Back in 2007, I wrote

there is a very simple solution to the problem, which prevents middle Britain being hit by a tax that is designed to punish the very rich: first homes should not qualify for IHT (subject to caveats such as time occupied and value to prevent abuse – you couldn’t have everyone buying mansions to die in to avoid tax)

…which is more or less what George Osborne appears to be proposing. However I didn’t consider it a priority then, and I don’t think it a priority now.

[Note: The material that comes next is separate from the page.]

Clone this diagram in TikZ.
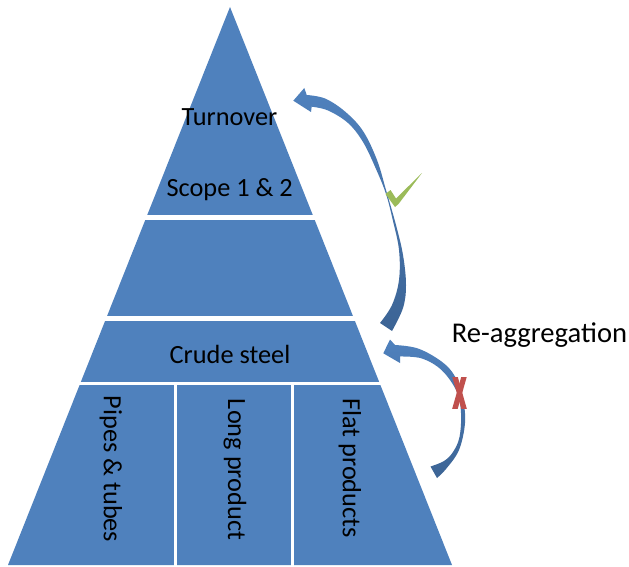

There will be lots of guff about how “insane” cutting this tax is. It’s not insane. Inheritance tax is deeply unfair, unpleasant and resented. It’s falls hardest on those who’ve not prepared for death. And it has come after big cuts to income taxes, so I’m reasonably content.
The main problem with the UK economy is for people to see property as an investment, not as consumption. This encourages people to see their homes as their main asset, and care deeply about how much it’s worth. People oppose dilution of their assets. This is why any and all development – new houses – are opposed so viciously by “the community”.

The problem isn’t inheritance tax, it’s the tendency of old people to hang around in the big family homes long after their family has flown the nest. And their family, when they come to produce grandchildren cannot have a family home because they’re all owned by the baby-boomers. Children are being brought up in flats while granny lives in the big house. And Granny’s in rude health. By the time the house gets passed on, it will be to people well on the way to being grandparents themselves.


Rather than cut inheritance tax on homes, it would make more sense to abolish stamp duty, and make the housing market more liquid. Encourage granny to downsize as soon as little Jonny and Camilla have left for university, with increases to property taxes like council tax offsetting cuts to other income taxes. Granny should take the equity in the house, and invest it in productive assets for her retirement, or use it to help Jonny or Camilla  buy a house for their families.

Above all, we need more houses. And cutting inheritance tax on houses doesn’t help more of them get built. I never oppose a tax cut. And I dislike inheritance tax because it is unfair. From 2007 again 

It is essentially a voluntary tax and is often described as a tax on the unlucky and the unwise. Businesses are exempt as are farms. Potentially exempt transfers can usually see to the rest, and the threshold at £285,000 [now £325,000 – transferrable] is generous. The problem is that it hits unexpected deaths harder than quiet passings in old age. Consider this: A family loses both parents in a car crash and the tax-man – as a direct result – also takes the family home. That’s not on.

I’d want to see stamp duty go, or see more income tax cuts before I cut inheritance tax. After all, Inhertiance tax is, for most people, entirely voluntary, so long as they trust their children, and don’t die unexpectedly. I see why the chancellor is doing this – UKIP have pledged to abolish inheritance tax completely and inheritance tax is wildly unpopular, even amongst people who are unlikely to pay it. This is a policy aimed squarely at the Daily Mail reader and there’s an election very shortly.

4 replies
  1. Bradshaw
    Bradshaw says:

    While relatively few people actually pay IHT, most people hope their heirs will, so it's an issue that resonates much more widely.

    And if your only substantial asset is your house, it's not easy to give it away to your kids while still continuing to live in it.